Title :
Jeffreys Centroids: A Closed-Form Expression for Positive Histograms and a Guaranteed Tight Approximation for Frequency Histograms
Author_Institution :
Sony Comput. Sci. Labs., Inc., Tokyo, Japan
Abstract :
Due to the success of the bag-of-word modeling paradigm, clustering histograms has become an important ingredient of modern information processing. Clustering histograms can be performed using the celebrated k-means centroid-based algorithm. From the viewpoint of applications, it is usually required to deal with symmetric distances. In this letter, we consider the Jeffreys divergence that symmetrizes the Kullback-Leibler divergence, and investigate the computation of Jeffreys centroids. We first prove that the Jeffreys centroid can be expressed analytically using the Lambert W function for positive histograms. We then show how to obtain a fast guaranteed approximation when dealing with frequency histograms.
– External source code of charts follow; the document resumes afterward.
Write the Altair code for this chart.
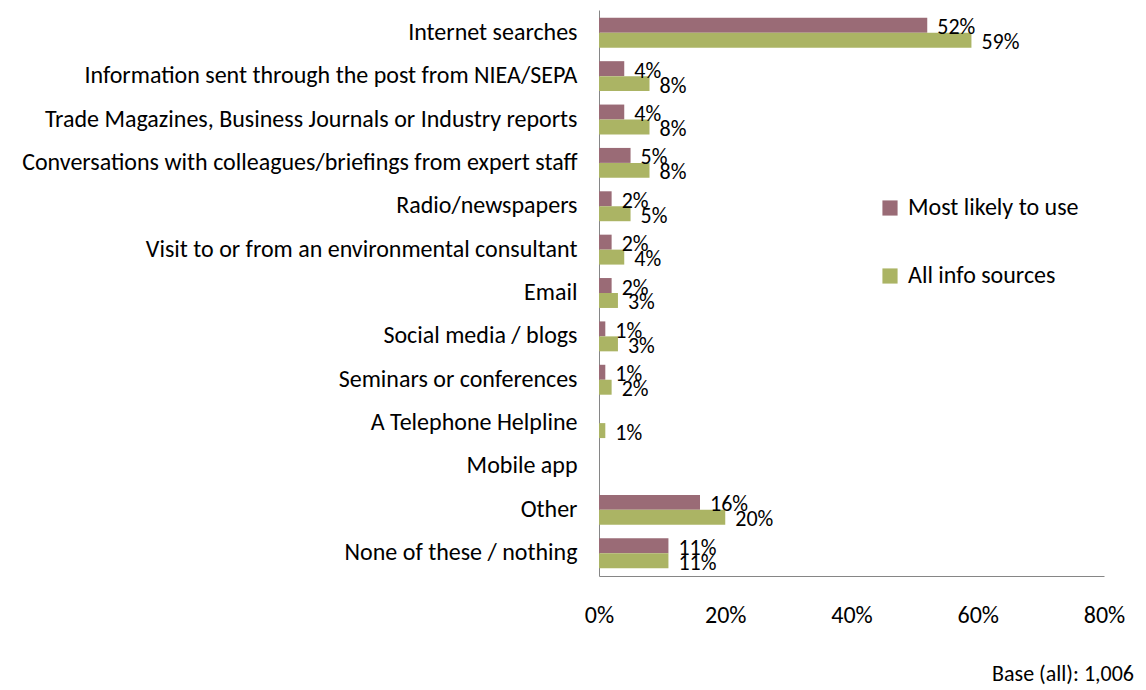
import altair as alt
import pandas as pd

categories = [
    "Internet searches",
    "Information sent through the post from NIEA/SEPA",
    "Trade Magazines, Business Journals or Industry reports",
    "Conversations with colleagues/briefings from expert staff",
    "Radio/newspapers",
    "Visit to or from an environmental consultant",
    "Email",
    "Social media / blogs",
    "Seminars or conferences",
    "A Telephone Helpline",
    "Mobile app",
    "Other",
    "None of these / nothing",
]
most_likely = [52, 4, 4, 5, 2, 2, 2, 1, 1, None, None, 16, 11]
all_sources = [59, 8, 8, 8, 5, 4, 3, 3, 2, 1, None, 20, 11]
series = ["Most likely to use", "All info sources"]
colors = ["#9a6b76", "#abb464"]

rows = []
for c, a, b in zip(categories, most_likely, all_sources):
    for s, v in zip(series, [a, b]):
        if v is not None:
            rows.append({"cat": c, "series": s, "value": v / 100.0, "label": f"{v}%"})
df = pd.DataFrame(rows)

FONT = "Carlito, Liberation Sans, Arial"

y_enc = alt.Y("cat:N", sort=categories, title=None,
              scale=alt.Scale(domain=categories, paddingInner=0.31, paddingOuter=0.18),
              axis=alt.Axis(domainColor="#868686", domainWidth=1, ticks=False,
                            labelFontSize=24, labelFont=FONT, labelColor="#000000",
                            labelPadding=22, labelLimit=1000))
yoff = alt.YOffset("series:N", sort=series, scale=alt.Scale(domain=series))
x_enc = alt.X("value:Q", title=None,
              scale=alt.Scale(domain=[0, 0.8]),
              axis=alt.Axis(format=".0%", values=[0, 0.2, 0.4, 0.6, 0.8], grid=False,
                            ticks=False, domainColor="#868686", labelFontSize=24,
                            labelFont=FONT, labelColor="#000000", labelPadding=27,
                            labelFlush=False))

bars = alt.Chart(df).mark_bar().encode(
    y=y_enc, yOffset=yoff, x=x_enc,
    color=alt.Color("series:N", sort=series,
                    scale=alt.Scale(domain=series, range=colors),
                    legend=alt.Legend(title=None, orient="none", legendX=279, legendY=186,
                                      symbolType="square", symbolSize=230,
                                      symbolStrokeWidth=0, labelLimit=400,
                                      labelFontSize=24, labelFont=FONT,
                                      labelColor="#000000", rowPadding=44,
                                      labelOffset=6)),
)

labels = alt.Chart(df).mark_text(align="left", baseline="middle", dx=10, dy=2,
                                 fontSize=22, font=FONT, color="#000000").encode(
    y=alt.Y("cat:N", sort=categories), yOffset=yoff, x="value:Q", text="label:N"
)

chart = (bars + labels).properties(
    width=505, height=566,
    padding={"left": 591, "top": 2, "right": 34, "bottom": 112},
    autosize=alt.AutoSizeParams(type="none"),
    title=alt.TitleParams("Base (all): 1,006", orient="bottom", anchor="end",
                          frame="group",
                          fontSize=22, font=FONT, fontWeight="normal",
                          color="#000000", offset=37, dx=30),
).configure_view(stroke=None)

chart.save("out.html", embed_options={"renderer": "svg", "actions": False})
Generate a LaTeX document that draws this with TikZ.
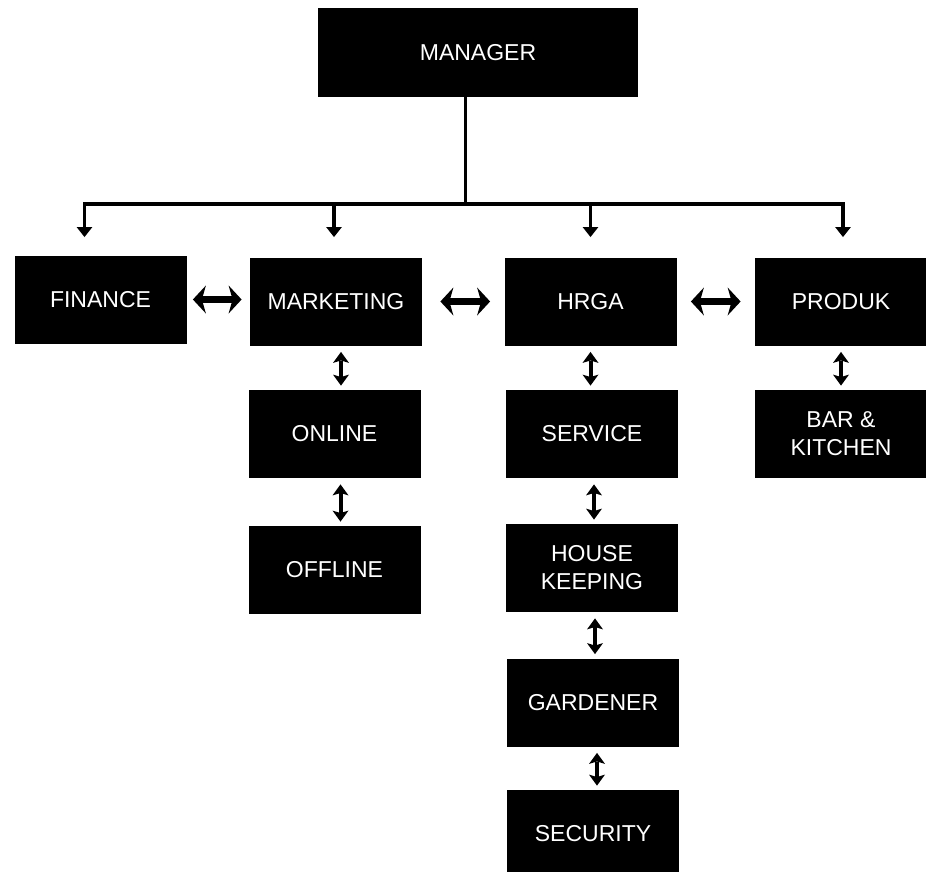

Finally, we conclude with some remarks on the k-means histogram clustering.
Keywords :
approximation theory; document handling; pattern classification; pattern clustering; Jeffreys centroids; Kullback-Leibler divergence; Lambert W function; bag-of-word modeling paradigm; closed-form expression; document classification; frequency histograms; guaranteed tight approximation; histograms clustering; k-means centroid-based algorithm; k-means histogram clustering; positive histograms; Approximation algorithms; Approximation methods; Clustering algorithms; Databases; Histograms; Signal processing algorithms; Visualization; Centroid; Jeffreys divergence; Kullback–Leibler divergence; Lambert $W$ function; clustering; histogram;
Journal_Title :
Signal Processing Letters, IEEE
DOI :
10.1109/LSP.2013.2260538